If you’re seriously into sake, or intend to be so, we suggest going to this article before jumping to the rest of ELV’s post.
Sake is one hot beverage, although you should never serve it that way. Ten years ago, when there were only a handful of Japanese restaurants in town, instead of one on every corner, sake was served warm in small, square wooden cups. These days you’d no more find such low-born blasphemy being visited upon premium sake than you would catching Aureole serving riesling in a mason jar.
What we love about sake are its clean, fresh and unique flavor profiles. It’s lower priced than premium wines and is the only drink that truly compliments Japanese cuisine (although we’ve often seen Japanese businessmen pounding Scotch(!?) throughout an omakase at expensive sushi restaurants.) Sake’s alcohol content is slightly higher than wine, but like everything else in Japanese food, delicacy and moderation are the rules for consumption. And like wine, it is a highly civilized drink not meant to be gulped.
What we hate about sake, is its delicacy, elusiveness and inscrutability. Like many things in Japanese cuisine, it can be subtle to the point of invisiblility. And just after we’d spent twenty years learning about wine so we could discuss brix, residual sugar, stirring the lees and micro-oxygenation without sounding like these guys, along comes a whole new sophisticated beverage to further confound and confuse us.

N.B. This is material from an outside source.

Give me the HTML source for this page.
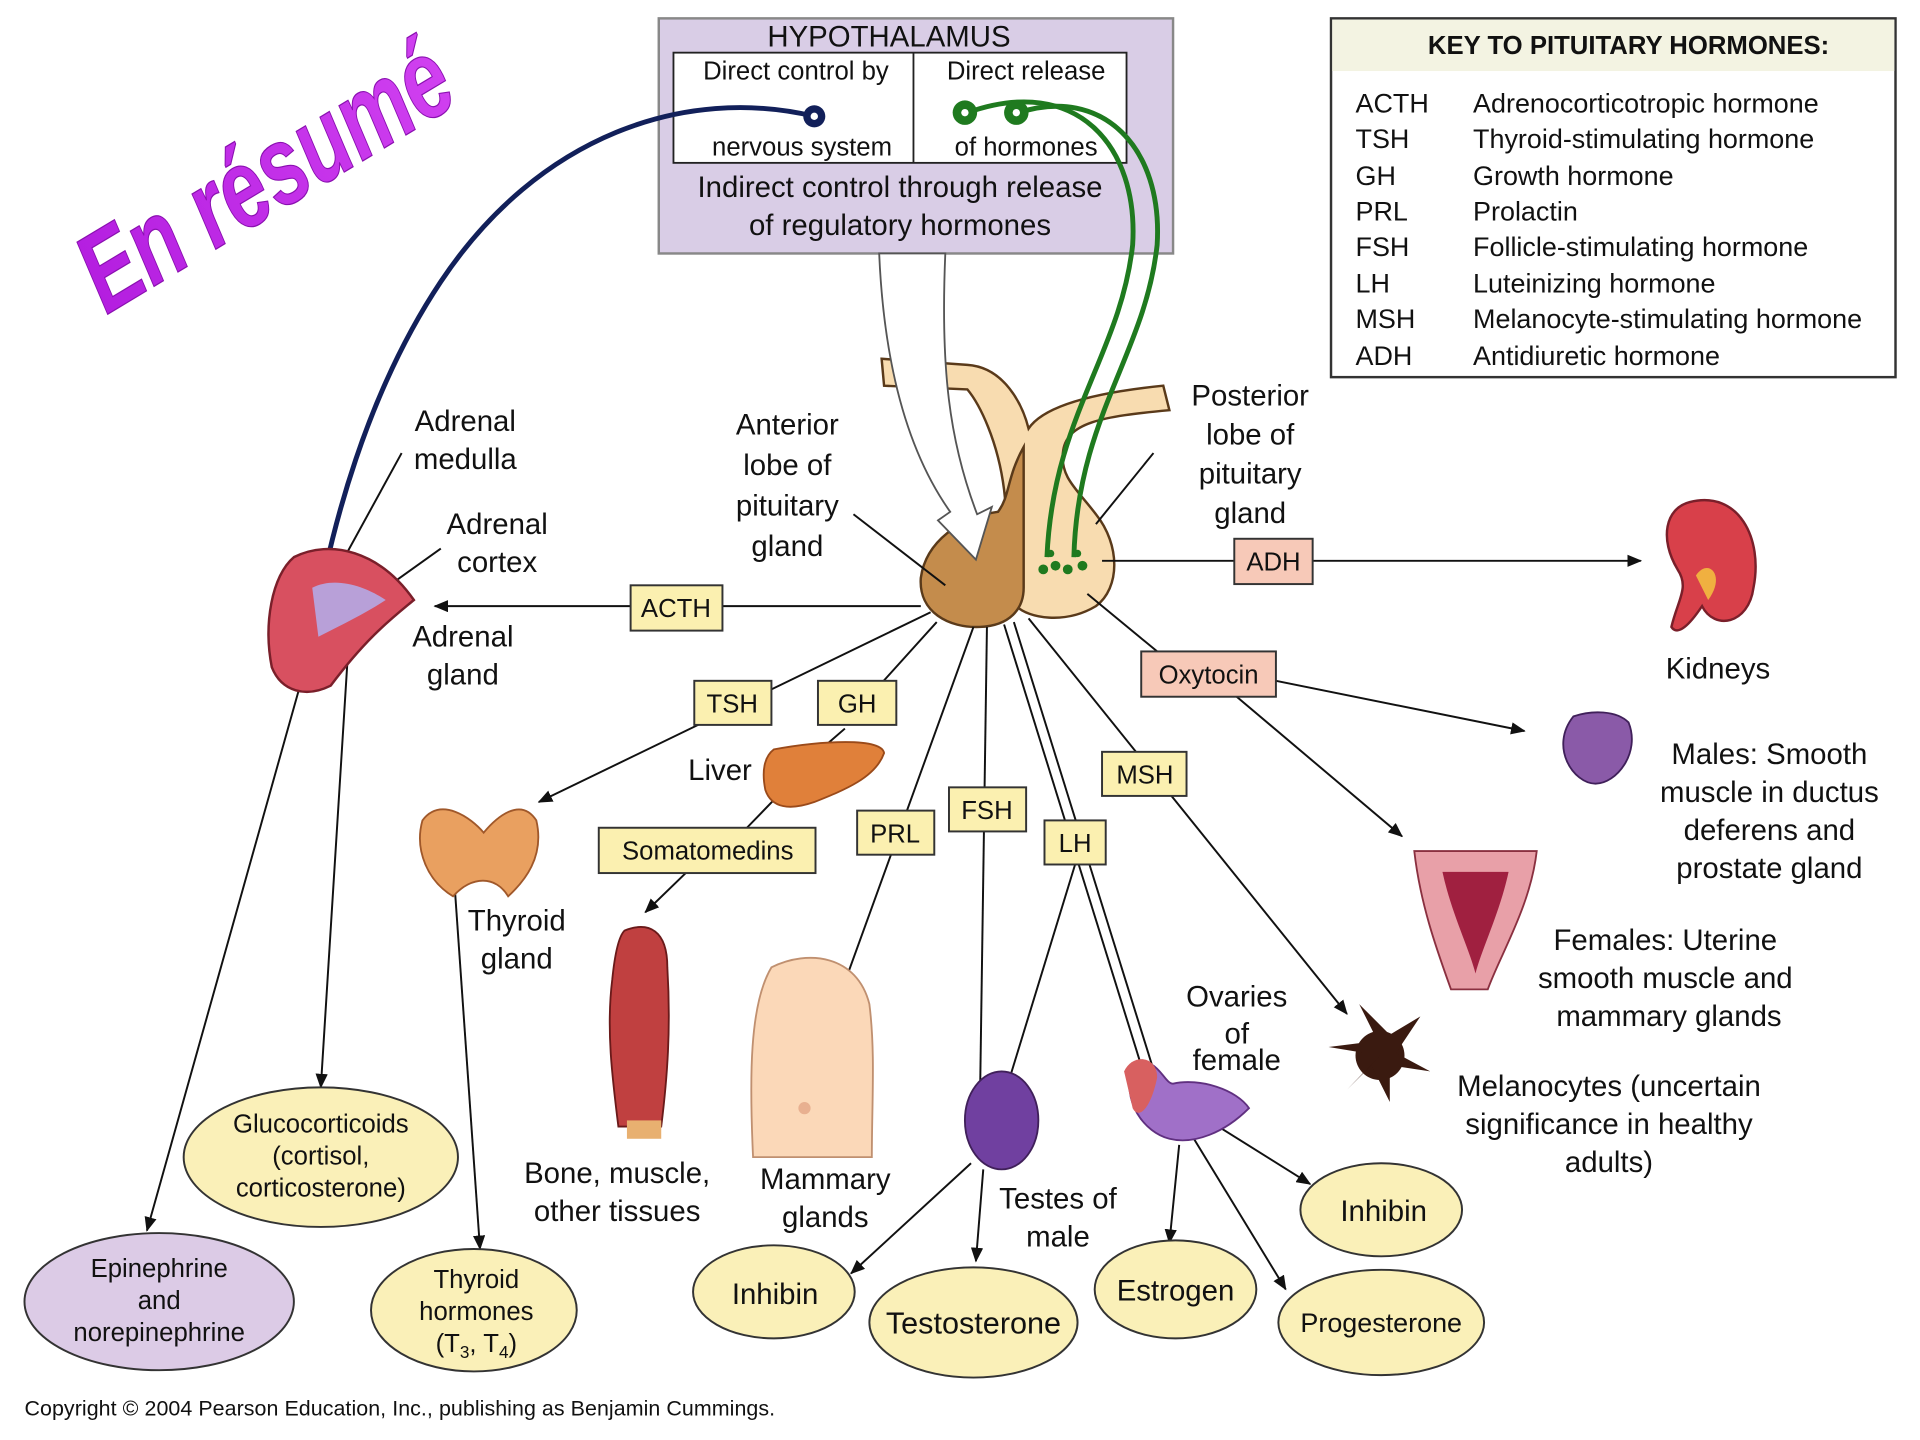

But the longest journey begins with that first step and there was no better place to take those strides than at a tasting of premium sakes last Thursday at Shibuya as part of Restaurant Week. For fifteen dollars, 36 sakes were lined up before you to taste and discuss. Sake guru Eric Swanson (the former sake sommelier at Shibuya) was on hand to answer questions (and organized the tasting), and several hundred people showed up (at 11:00 PM no less) to partake and ponder this mysterious beverage.
For those looking to educate themselves, Shibuya has the largest list in town (and a good by-the-glass selection.) Yellowtail in the Bellagio is also serious about its sake, as is Hachi at Red Rock, and Okada at Wynn. All have sake sommeliers who are brimming with enthusiasm and information*….so take the plunge!
<<<<<<<<<<<<<<<<<<<<<<<<<<<<<<<<<<<<>>>>>>>>>>>>>>>>>>>>>>>
* If there are others out there, ELV would appreciate getting a heads up from his loyal readership.
Once you start talking the fine points of Hungarian vs. Czech and which cooper does the best job finishing the barrel at a wine tasting, it’s time to admit you have no life and learn something else.
Sake remains a great mystery. Like wine it comes in so many varieties, but we rarely get a chance to try them and learn. I did a tasting at Nagano, liked what I tasted, bought a couple bottles and later decided I’d like some more. After all, you can get anything on the Internet.
Oh well, the only English words on the packaging confirmed things. Special bottling, only sold where I bought it. What a great opportunity to lean and start figuring out what styles you like. Thanks for sharing.
Oh, and for what it’s worth, it seems that I drank out of the same square wood cups when I got Sake at the sushi bar hiding in the back of Morimoto’s in Philadelphia.